When quantum information is spread over a system through nonclassical correlation, it makes retrieving information by local measurements difficult—making global measurement necessary for optimal parameter estimation. In this paper, we consider temperature estimation of a system in a Gibbs state and quantify the separation between the estimation performance of the global optimal measurement scheme and a greedy local measurement scheme by diagonal quantum discord.

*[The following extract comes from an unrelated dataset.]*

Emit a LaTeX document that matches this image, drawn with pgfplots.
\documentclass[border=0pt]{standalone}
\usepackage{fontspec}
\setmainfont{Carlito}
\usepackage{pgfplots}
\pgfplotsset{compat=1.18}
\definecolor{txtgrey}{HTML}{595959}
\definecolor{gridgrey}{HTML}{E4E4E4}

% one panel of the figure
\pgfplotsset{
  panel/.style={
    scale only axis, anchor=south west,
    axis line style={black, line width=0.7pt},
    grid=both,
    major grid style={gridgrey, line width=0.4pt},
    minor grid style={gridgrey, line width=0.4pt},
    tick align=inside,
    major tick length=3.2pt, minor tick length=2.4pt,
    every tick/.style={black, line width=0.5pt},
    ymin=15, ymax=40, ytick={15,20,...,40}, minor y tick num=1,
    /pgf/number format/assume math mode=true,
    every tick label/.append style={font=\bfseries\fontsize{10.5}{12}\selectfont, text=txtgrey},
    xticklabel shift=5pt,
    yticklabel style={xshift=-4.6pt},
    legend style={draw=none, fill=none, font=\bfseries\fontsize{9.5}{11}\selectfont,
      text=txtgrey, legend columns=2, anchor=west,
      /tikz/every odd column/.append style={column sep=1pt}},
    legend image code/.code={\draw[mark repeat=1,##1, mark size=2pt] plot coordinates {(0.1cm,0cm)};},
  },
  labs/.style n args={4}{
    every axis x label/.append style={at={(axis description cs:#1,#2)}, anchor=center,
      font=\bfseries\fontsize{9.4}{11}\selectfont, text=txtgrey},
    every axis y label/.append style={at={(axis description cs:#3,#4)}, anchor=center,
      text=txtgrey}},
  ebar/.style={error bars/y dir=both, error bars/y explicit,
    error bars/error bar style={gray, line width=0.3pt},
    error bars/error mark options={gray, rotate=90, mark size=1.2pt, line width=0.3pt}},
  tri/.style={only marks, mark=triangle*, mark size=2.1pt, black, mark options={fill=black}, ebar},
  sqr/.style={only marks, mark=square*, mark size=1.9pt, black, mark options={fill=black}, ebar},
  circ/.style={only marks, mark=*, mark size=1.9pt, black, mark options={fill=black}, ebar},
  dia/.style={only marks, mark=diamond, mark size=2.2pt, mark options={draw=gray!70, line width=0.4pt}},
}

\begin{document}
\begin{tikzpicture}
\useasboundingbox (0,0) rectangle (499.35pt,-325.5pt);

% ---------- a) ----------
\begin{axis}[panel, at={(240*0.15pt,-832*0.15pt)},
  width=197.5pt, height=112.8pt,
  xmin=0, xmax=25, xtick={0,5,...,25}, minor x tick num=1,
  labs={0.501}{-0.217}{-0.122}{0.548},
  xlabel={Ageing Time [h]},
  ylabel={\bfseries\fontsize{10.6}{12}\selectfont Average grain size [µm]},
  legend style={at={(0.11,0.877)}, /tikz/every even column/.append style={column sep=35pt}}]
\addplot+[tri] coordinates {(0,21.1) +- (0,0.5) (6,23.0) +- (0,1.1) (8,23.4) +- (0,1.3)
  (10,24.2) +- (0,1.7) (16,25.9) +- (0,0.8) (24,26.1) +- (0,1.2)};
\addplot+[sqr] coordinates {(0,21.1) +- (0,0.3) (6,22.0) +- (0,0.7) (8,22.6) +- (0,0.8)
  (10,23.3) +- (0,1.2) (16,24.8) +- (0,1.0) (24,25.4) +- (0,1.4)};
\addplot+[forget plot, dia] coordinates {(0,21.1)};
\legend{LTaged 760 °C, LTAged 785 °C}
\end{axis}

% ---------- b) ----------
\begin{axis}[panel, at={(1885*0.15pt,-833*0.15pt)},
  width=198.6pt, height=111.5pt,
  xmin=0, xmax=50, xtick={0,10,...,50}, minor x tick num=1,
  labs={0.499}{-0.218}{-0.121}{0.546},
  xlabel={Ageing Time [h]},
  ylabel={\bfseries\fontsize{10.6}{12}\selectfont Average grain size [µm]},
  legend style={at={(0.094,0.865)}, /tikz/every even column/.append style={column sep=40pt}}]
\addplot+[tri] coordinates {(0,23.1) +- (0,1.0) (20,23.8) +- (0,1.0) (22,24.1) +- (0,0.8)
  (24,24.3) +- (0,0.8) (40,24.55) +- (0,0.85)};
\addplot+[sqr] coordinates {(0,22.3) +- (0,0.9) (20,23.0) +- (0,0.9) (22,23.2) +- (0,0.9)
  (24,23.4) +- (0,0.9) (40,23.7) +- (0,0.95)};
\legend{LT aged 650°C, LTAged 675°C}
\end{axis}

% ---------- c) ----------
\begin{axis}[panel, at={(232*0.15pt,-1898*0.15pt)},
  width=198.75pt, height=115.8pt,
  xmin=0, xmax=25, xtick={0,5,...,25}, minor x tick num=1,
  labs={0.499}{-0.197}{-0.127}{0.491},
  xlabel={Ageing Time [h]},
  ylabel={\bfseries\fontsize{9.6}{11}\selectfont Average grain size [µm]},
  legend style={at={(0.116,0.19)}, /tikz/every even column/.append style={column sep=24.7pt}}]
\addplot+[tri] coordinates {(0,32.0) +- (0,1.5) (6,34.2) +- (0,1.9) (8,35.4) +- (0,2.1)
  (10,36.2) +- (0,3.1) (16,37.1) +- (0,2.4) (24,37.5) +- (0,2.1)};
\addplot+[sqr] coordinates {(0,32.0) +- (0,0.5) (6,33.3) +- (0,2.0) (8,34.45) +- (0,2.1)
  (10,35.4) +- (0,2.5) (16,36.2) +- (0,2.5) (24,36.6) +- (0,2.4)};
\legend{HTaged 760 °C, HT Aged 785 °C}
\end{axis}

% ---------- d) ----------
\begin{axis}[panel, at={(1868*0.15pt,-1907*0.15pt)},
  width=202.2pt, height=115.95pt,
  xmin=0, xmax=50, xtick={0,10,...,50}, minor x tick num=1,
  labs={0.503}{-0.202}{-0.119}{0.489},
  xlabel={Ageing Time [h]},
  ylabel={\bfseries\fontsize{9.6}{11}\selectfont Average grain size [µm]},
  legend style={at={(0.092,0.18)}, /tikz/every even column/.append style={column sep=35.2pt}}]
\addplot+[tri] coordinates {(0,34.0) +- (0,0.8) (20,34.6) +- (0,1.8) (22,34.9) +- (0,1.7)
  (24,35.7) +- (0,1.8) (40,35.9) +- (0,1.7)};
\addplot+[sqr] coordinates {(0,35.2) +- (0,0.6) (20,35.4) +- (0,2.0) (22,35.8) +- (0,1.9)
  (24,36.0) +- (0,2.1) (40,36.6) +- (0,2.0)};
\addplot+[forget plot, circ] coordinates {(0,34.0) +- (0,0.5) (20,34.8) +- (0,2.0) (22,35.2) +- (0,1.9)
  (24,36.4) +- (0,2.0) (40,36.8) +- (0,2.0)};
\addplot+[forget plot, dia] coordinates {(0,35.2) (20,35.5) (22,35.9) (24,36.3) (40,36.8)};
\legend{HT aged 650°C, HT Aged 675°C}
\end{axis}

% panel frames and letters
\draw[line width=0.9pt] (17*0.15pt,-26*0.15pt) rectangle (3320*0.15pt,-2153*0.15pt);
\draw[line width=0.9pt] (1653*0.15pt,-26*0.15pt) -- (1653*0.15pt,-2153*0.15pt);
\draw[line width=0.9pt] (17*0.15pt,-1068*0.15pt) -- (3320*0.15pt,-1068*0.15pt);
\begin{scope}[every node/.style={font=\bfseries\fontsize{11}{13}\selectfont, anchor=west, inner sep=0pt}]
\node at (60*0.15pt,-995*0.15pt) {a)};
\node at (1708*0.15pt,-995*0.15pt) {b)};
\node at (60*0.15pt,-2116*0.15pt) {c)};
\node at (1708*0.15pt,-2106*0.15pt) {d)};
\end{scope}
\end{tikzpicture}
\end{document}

In a greedy local scheme, instead of global measurements, one performs sequential local measurement on subsystems, which is potentially enhanced by feed-forward communication. We show that, for finite-dimensional systems, diagonal discord quantifies the difference in the quantum Fisher information quantifying the precision limits for temperature estimation of these two schemes, and we analytically obtain the relation in the high-temperature limit. We further verify this result by employing the examples of spins with Heisenberg's interaction.

Figure 1

Greedy local scheme: We first measure a subsystem $A$ and then measure the other subsystem $B$. The measurement on $A$ is optimum in the sense of local QFI. The constrained QFI of this greedy local scheme is given as ${\mathcal{F}}_{A\to B}\left(T\right)={\mathcal{F}}_A\left(T\right)+{\mathcal{F}}_{B|A}\left(T\right)$, and we explore how the quantum discord $D_{A\to B}$ affects the loss of precision loss, i.e., ${\mathcal{F}}_{AB}\left(T\right)-{\mathcal{F}}_{A\to B}\left(T\right)$.

Figure 2

$\mathrm{\Delta }\mathcal{F}$ and $-(1/T){\partial }_T{\mathcal{D}}_{A\to B}$, for a Heisenberg system with two qubits at (a) $B_1/J_x=3$, $B_2/J_x=1$, $J_z/J_x=2$, $J_y/J_x=1$ and (b) $B_1=B_2=0$, $J_z/J_x=2$, $J_y=0$.

Figure 3

$\mathrm{\Delta }{\mathcal{F}}_{123}$ and $-(1/T){\partial }_T{\mathcal{D}}_{123}$, for a Heisenberg system with three qubits at (a) $B/J=1$, $\alpha =0.3$ and (b) $B/J=2$, $\alpha =0.3$. Note that the paths denoted by subscripts 132 and 213 have the same results.

Figure 4

$|\left(\mathrm{\Delta }\mathcal{F}+(1/T){\partial }_T{\mathcal{D}}_{A\to B}\right)/\left(\mathrm{\Delta }\mathcal{F}-(1/T){\partial }_T{\mathcal{D}}_{A\to B}\right)|$. (a) $T/J=0.4$. Note that the increase of relative error at the edges is due to larger coupling amplitude making $T/|J\pm \lambda |$ smaller. (b) $T/J=2$.